Tom with video camera |
They have just managed to get a place in Brussels, a one-bedroomed flat at about €1,300 per month, after a couple of others fell through and they’re trying to find someone to rent their place in Highgate.
Tom has resigned his job with Associated Press and has bought some cameras so that he can try to develop a freelance business from Brussels. He’s had a few bits and pieces already, including a shoot for MCN and some days/weeks later this year with AP (in mainland Europe and London), so that’s a pretty good start. He also said he’d been offered two weeks on an oil rig off Thailand but I am not sure if he said he accepted that one.
We had arranged a farewell dinner in Highgate on Sunday. Max and Inna came up from Balham and Sam and Lucy (just back from holiday in Crete) also joined us. Sadly, Tom returned from his MCN job (photographing a chap - Faz - learning to ride the wall of death) not feeling at all well. He set off to the pub with us, but after a short way, he was feeling so bad he had to return home,so we had only one half (the Hannah half) of the send-off party to send off.
It’s a long time since I changed my job, but it is stressful. I tend not to worry about work too much these days (I’m only a year or so from retirement after all), but I remember when I joined Central Press, I got really bad flu,a really weird illness. I couldn’t do anything over Christmas (I was due to start in January), had a really bad throat, could hardly move and then all the skin fell off my hands. I was like a snake shedding my skin.
I’m sure that was due to stress, but thankfully, Tom doesn’t seem quite that ill, “just” a rotten cold and bad chest.
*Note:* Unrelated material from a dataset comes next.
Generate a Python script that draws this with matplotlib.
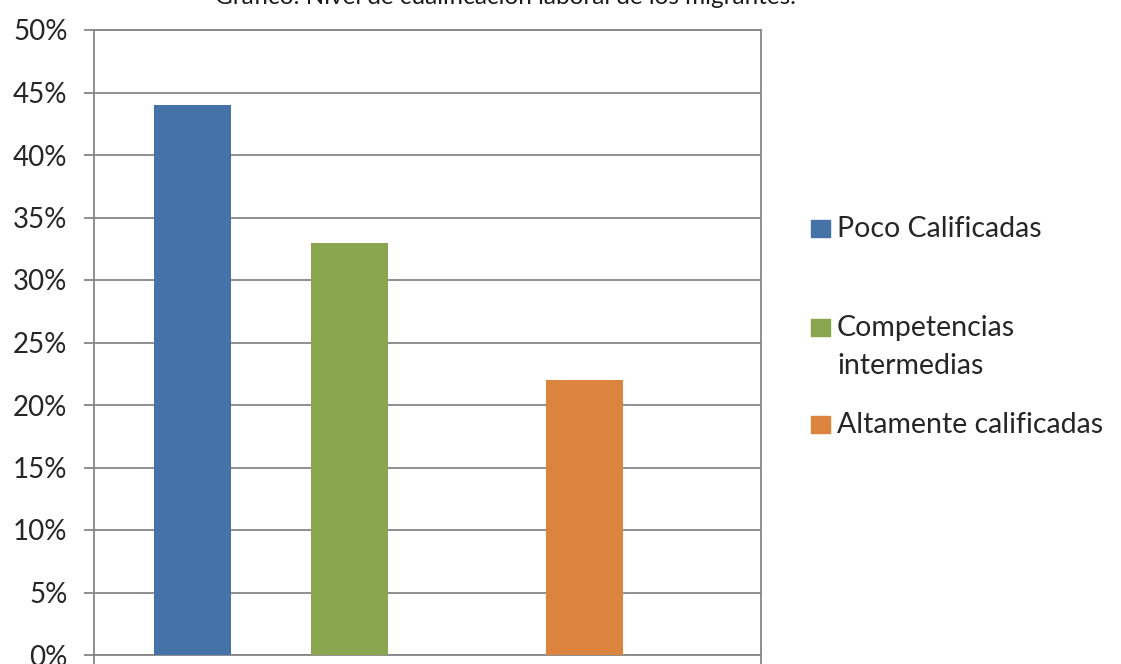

We went to the Victoria for a meal and everyone enjoyed it. Well, everyone except me. I thought the French onion soup was really bland, the beef extremely rare and extremely tough with roast potatoes that had to be soaked in gravy to soften the skin before they could be cut. Their big chance to save the day - sticky toffee pudding - turned out to be slightly rubbery. Still, it was good to see (almost) everyone and perhaps my enjoyment was tempered by having to drink diet cola because I was driving home. Margaret loved her dinner - she’s been on a low oxalate diet to try to improve her FMS condition and had given herself the night off. She was looking forward to eating some potatoes.
It was pouring down all afternoon, starting pretty much as soon as we’d got back from our morning walk and I’d come prepared with brimmed hat and Barbour coat. There was no wind and the rain was falling heavily, steadily and pretty much straight down.
On the way back Inna tripped and twisted her ankle (which she’s done a few times before, including the trampoline at Spaldings Farm, apparently). She had to have a few minutes to compose herself before limping on to get the tube home. Sam and Lucy spurned the offer of my spare Oyster card and got a taxi home from the pub. Sam is always talking about getting a bus here and a bus there, but Tom says he really just orders taxis - still the GTC!
Our journey home was pretty good. There was little traffic and so we were home about 11.20 and the rain eased further north.
I’ve spent a lot of time at Tom and Hannah’s since they’ve been in London, it’s been a regular stop-over and bike-watching venue. I’ll miss seeing Tom so regularly, but the move represents a really good career step for Hannah, who has done exceptionally well, and I have a few trips to Brussels to look forward to, including the 200th anniversary of the Battle of Waterloo in 2015.